= Directions for this task =
Print exactly the lines from the first one down to the line containing "74.1, 46.3, 35.2];", both ends included, with no pictures and nothing else.

** start Data segment **

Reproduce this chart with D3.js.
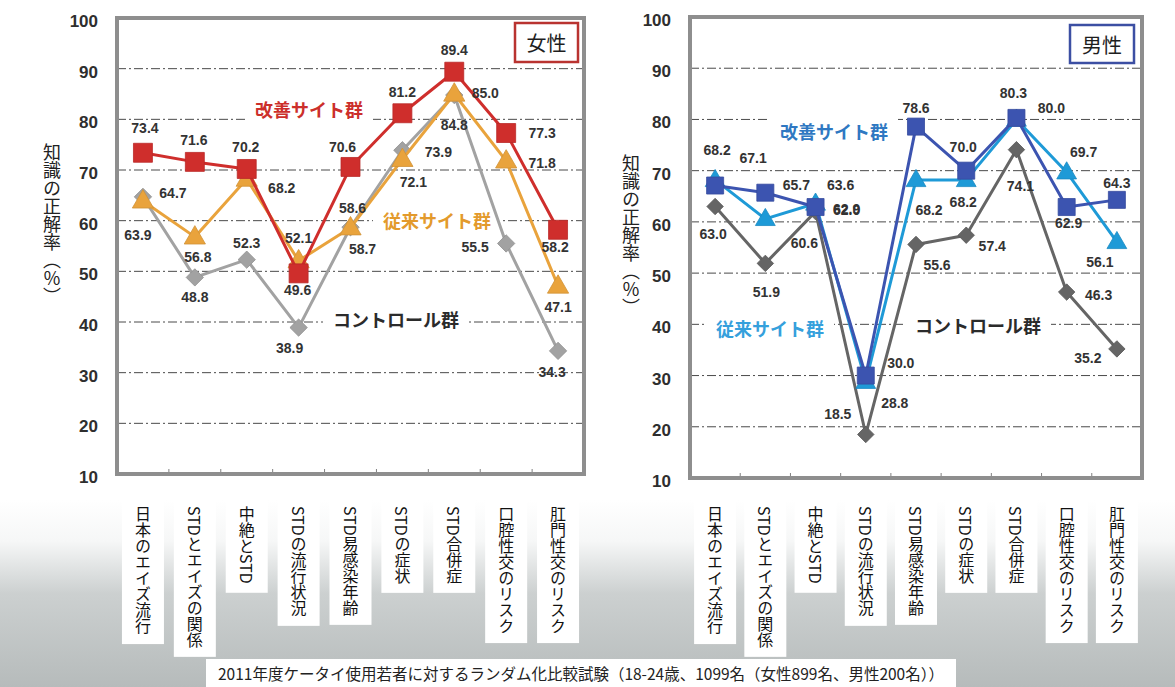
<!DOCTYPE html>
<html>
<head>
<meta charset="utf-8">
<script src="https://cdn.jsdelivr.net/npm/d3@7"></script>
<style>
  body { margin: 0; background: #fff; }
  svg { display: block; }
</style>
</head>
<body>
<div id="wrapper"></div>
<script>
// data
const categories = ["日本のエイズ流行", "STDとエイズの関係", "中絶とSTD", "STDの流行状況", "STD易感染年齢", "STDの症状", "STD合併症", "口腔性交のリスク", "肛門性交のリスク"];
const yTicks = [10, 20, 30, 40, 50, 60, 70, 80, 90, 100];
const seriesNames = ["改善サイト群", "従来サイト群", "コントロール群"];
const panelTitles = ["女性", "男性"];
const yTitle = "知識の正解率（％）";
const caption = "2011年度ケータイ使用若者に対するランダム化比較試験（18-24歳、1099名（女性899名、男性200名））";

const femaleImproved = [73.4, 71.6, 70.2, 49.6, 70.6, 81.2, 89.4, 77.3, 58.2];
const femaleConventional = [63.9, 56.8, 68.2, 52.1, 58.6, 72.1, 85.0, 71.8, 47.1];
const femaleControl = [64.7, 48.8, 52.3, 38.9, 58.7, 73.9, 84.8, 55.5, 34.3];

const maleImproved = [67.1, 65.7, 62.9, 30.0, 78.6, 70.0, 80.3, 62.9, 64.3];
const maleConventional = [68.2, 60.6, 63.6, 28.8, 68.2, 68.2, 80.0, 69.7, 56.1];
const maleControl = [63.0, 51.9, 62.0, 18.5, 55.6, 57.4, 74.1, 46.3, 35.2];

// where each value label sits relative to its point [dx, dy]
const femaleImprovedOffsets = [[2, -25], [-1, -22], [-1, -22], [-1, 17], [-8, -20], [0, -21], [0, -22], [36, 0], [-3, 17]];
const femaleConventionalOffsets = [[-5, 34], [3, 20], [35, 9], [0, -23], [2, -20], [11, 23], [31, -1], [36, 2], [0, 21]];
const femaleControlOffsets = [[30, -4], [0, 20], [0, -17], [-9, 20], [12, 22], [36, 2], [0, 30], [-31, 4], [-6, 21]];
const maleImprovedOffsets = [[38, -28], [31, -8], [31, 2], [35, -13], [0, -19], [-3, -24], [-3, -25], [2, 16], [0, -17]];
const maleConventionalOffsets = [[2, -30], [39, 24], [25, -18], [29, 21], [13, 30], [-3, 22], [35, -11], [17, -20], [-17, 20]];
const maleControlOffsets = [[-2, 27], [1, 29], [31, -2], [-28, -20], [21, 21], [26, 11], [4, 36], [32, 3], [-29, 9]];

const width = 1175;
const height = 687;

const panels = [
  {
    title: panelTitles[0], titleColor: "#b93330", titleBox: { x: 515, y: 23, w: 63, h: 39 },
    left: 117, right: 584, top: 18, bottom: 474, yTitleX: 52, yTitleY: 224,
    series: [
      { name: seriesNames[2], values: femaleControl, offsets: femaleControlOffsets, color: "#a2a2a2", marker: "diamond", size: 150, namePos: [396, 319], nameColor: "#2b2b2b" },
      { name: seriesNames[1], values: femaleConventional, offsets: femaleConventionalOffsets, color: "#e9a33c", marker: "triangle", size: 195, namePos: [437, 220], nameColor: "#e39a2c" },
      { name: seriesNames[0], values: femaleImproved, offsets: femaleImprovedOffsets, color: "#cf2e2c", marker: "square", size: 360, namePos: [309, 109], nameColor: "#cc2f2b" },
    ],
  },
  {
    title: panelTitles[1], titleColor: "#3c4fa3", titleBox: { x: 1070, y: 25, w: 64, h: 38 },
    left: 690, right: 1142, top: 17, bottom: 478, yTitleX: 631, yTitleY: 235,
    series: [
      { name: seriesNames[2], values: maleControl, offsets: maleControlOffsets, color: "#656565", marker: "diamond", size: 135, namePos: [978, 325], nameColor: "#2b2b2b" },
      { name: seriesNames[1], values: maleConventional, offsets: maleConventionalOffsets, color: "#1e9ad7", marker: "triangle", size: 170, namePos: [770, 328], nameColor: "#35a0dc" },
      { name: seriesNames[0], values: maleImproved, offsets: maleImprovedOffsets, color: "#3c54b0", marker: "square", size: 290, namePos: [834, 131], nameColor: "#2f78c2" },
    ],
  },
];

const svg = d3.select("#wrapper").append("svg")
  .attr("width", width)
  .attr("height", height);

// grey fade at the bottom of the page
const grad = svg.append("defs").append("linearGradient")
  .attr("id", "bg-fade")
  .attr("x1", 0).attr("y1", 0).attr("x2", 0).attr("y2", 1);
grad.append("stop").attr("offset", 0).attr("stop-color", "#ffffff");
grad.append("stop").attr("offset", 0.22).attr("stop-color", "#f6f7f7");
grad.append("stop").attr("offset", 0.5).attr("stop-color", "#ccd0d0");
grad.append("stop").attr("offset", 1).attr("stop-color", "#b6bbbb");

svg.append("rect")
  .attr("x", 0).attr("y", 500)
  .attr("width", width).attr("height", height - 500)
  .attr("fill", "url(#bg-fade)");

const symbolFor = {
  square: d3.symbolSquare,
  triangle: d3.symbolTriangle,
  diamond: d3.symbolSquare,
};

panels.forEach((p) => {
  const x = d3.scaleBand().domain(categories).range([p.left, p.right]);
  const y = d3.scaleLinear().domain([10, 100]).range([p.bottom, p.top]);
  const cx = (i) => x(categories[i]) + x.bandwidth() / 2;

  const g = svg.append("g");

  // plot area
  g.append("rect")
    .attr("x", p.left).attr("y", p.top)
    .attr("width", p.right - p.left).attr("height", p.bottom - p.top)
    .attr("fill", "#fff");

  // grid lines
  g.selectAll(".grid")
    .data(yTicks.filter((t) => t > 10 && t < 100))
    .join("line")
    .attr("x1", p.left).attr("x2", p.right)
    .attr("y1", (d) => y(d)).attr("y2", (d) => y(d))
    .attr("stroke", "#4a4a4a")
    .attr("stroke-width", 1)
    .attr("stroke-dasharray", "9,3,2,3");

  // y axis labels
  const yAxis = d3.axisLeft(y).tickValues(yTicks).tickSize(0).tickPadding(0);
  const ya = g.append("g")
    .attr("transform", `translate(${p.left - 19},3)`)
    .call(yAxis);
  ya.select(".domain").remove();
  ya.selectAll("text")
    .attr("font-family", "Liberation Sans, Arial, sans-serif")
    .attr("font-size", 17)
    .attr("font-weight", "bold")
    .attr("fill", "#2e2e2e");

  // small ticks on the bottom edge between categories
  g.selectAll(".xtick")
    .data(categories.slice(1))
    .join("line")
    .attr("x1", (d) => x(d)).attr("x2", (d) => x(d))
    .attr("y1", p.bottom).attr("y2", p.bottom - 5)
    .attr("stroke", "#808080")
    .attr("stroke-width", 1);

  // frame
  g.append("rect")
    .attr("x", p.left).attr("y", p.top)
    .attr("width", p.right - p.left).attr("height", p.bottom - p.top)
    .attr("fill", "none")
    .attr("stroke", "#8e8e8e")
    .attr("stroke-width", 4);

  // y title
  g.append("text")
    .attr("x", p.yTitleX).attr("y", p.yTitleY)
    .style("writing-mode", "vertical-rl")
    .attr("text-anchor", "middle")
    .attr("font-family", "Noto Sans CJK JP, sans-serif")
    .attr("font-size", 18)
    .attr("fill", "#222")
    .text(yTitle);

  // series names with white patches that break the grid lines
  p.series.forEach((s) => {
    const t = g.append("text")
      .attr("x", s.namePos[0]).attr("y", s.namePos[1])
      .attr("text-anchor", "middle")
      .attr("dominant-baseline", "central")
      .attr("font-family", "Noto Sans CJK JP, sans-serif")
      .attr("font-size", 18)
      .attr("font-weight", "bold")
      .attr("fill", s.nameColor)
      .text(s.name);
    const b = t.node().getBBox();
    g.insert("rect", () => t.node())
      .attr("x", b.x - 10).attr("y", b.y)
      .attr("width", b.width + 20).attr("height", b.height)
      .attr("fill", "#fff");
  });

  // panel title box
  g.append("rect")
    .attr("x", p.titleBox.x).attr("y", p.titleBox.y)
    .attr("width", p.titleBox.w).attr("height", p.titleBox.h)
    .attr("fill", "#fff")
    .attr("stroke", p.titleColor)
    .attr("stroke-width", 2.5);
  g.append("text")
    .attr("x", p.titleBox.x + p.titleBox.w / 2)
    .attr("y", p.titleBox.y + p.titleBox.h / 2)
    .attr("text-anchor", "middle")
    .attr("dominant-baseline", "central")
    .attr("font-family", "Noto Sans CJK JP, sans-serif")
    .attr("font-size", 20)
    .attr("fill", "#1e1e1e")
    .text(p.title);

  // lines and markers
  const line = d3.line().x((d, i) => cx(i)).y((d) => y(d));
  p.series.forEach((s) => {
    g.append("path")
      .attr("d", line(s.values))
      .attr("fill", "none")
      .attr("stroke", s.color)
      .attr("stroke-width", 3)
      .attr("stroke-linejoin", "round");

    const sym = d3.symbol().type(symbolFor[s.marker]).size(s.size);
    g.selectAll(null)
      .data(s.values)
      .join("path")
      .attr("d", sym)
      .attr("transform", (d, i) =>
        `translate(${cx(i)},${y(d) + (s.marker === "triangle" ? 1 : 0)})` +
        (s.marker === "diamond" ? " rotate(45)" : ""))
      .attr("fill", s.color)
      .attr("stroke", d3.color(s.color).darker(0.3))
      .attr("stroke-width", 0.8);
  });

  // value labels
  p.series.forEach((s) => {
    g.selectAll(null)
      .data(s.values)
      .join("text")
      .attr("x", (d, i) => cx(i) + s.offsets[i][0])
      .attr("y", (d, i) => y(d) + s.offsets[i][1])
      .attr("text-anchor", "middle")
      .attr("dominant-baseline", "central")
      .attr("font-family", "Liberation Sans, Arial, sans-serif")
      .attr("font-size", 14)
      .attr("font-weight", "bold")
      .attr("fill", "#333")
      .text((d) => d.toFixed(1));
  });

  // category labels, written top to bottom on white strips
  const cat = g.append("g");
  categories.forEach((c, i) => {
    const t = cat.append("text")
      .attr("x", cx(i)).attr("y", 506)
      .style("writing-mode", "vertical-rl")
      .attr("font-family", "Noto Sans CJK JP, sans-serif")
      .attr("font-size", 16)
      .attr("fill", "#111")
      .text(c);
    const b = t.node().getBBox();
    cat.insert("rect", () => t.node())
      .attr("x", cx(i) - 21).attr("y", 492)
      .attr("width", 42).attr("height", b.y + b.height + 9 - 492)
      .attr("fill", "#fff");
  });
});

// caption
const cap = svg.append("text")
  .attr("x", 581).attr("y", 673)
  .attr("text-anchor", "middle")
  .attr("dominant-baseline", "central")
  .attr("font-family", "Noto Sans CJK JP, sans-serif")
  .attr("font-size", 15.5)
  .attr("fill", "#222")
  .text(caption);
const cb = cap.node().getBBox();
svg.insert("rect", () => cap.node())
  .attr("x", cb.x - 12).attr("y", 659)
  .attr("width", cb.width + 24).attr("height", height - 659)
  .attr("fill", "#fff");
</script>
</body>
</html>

** end Data segment **

= Task answer =
Reproduce this chart with D3.js.
<!DOCTYPE html>
<html>
<head>
<meta charset="utf-8">
<script src="https://cdn.jsdelivr.net/npm/d3@7"></script>
<style>
  body { margin: 0; background: #fff; }
  svg { display: block; }
</style>
</head>
<body>
<div id="wrapper"></div>
<script>
// data
const categories = ["日本のエイズ流行", "STDとエイズの関係", "中絶とSTD", "STDの流行状況", "STD易感染年齢", "STDの症状", "STD合併症", "口腔性交のリスク", "肛門性交のリスク"];
const yTicks = [10, 20, 30, 40, 50, 60, 70, 80, 90, 100];
const seriesNames = ["改善サイト群", "従来サイト群", "コントロール群"];
const panelTitles = ["女性", "男性"];
const yTitle = "知識の正解率（％）";
const caption = "2011年度ケータイ使用若者に対するランダム化比較試験（18-24歳、1099名（女性899名、男性200名））";

const femaleImproved = [73.4, 71.6, 70.2, 49.6, 70.6, 81.2, 89.4, 77.3, 58.2];
const femaleConventional = [63.9, 56.8, 68.2, 52.1, 58.6, 72.1, 85.0, 71.8, 47.1];
const femaleControl = [64.7, 48.8, 52.3, 38.9, 58.7, 73.9, 84.8, 55.5, 34.3];

const maleImproved = [67.1, 65.7, 62.9, 30.0, 78.6, 70.0, 80.3, 62.9, 64.3];
const maleConventional = [68.2, 60.6, 63.6, 28.8, 68.2, 68.2, 80.0, 69.7, 56.1];
const maleControl = [63.0, 51.9, 62.0, 18.5, 55.6, 57.4, 74.1, 46.3, 35.2];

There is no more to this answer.